## Begin Data shown

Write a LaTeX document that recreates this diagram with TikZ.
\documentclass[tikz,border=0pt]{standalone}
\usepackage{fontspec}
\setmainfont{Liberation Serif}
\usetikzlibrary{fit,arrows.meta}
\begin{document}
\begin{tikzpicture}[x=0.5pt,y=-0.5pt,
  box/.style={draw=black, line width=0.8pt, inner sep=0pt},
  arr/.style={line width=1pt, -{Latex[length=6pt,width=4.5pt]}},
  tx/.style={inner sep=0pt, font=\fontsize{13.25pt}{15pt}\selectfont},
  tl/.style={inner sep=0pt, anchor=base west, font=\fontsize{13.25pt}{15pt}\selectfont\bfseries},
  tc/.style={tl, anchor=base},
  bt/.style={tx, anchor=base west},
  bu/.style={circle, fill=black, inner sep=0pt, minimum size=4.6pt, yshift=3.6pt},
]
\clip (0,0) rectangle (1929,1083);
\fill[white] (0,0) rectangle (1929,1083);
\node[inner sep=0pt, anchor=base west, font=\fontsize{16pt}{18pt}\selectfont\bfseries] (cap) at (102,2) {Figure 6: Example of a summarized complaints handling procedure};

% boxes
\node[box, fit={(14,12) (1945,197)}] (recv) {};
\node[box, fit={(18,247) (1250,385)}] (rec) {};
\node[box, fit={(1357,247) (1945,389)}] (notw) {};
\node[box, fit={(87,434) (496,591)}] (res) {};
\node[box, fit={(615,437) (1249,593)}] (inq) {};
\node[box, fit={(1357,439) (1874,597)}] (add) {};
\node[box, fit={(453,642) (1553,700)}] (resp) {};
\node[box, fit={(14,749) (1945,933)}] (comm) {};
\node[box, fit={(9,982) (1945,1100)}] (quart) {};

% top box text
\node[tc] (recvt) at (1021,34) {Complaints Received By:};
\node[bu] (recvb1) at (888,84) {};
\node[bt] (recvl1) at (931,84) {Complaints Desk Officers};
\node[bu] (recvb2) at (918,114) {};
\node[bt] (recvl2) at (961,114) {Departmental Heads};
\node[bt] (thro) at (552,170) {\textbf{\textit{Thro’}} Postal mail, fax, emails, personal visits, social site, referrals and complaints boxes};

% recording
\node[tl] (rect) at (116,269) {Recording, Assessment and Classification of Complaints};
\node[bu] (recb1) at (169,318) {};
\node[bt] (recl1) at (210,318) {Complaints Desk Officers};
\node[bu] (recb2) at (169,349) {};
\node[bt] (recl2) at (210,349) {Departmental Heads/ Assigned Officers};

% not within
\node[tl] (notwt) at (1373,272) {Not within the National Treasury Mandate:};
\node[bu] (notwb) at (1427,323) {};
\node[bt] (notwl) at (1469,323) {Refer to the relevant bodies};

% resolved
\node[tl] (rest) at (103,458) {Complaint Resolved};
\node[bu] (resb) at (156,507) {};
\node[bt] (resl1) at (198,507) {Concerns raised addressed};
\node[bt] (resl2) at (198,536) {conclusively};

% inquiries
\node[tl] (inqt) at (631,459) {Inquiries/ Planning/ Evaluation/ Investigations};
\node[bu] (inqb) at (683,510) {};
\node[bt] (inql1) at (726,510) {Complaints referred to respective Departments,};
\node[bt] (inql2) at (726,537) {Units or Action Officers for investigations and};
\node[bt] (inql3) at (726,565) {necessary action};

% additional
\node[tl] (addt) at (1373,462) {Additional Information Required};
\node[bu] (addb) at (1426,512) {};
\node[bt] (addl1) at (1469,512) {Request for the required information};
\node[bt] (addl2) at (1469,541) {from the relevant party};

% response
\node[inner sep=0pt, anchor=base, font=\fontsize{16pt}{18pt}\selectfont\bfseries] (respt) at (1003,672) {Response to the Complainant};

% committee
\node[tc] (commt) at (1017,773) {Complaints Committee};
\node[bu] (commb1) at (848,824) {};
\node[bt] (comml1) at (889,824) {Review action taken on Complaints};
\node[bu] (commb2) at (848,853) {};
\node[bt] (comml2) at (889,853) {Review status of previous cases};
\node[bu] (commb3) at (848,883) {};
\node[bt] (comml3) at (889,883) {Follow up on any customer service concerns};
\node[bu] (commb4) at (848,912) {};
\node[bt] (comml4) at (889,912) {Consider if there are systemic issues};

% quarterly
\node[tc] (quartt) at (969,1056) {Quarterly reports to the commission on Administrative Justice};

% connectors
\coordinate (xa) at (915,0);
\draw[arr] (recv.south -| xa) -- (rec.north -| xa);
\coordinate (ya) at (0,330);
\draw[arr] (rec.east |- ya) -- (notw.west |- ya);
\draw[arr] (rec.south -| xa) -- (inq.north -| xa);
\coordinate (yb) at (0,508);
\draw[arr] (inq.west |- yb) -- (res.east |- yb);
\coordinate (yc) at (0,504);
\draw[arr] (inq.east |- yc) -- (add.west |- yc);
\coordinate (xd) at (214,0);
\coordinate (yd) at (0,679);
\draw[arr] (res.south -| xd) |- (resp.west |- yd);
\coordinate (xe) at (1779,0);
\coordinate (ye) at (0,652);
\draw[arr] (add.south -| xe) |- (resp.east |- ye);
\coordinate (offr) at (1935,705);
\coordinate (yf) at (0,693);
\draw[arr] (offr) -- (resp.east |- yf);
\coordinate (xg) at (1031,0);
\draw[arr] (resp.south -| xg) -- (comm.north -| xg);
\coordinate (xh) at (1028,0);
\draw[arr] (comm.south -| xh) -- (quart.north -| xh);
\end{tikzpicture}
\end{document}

## End Data shown

Requirements: Only the lines from the first line of the material above through the line that contains "(cap) at (102,2)" should be quoted, each one exactly.

Written solution:
Write a LaTeX document that recreates this diagram with TikZ.
\documentclass[tikz,border=0pt]{standalone}
\usepackage{fontspec}
\setmainfont{Liberation Serif}
\usetikzlibrary{fit,arrows.meta}
\begin{document}
\begin{tikzpicture}[x=0.5pt,y=-0.5pt,
  box/.style={draw=black, line width=0.8pt, inner sep=0pt},
  arr/.style={line width=1pt, -{Latex[length=6pt,width=4.5pt]}},
  tx/.style={inner sep=0pt, font=\fontsize{13.25pt}{15pt}\selectfont},
  tl/.style={inner sep=0pt, anchor=base west, font=\fontsize{13.25pt}{15pt}\selectfont\bfseries},
  tc/.style={tl, anchor=base},
  bt/.style={tx, anchor=base west},
  bu/.style={circle, fill=black, inner sep=0pt, minimum size=4.6pt, yshift=3.6pt},
]
\clip (0,0) rectangle (1929,1083);
\fill[white] (0,0) rectangle (1929,1083);
\node[inner sep=0pt, anchor=base west, font=\fontsize{16pt}{18pt}\selectfont\bfseries] (cap) at (102,2) {Figure 6: Example of a summarized complaints handling procedure};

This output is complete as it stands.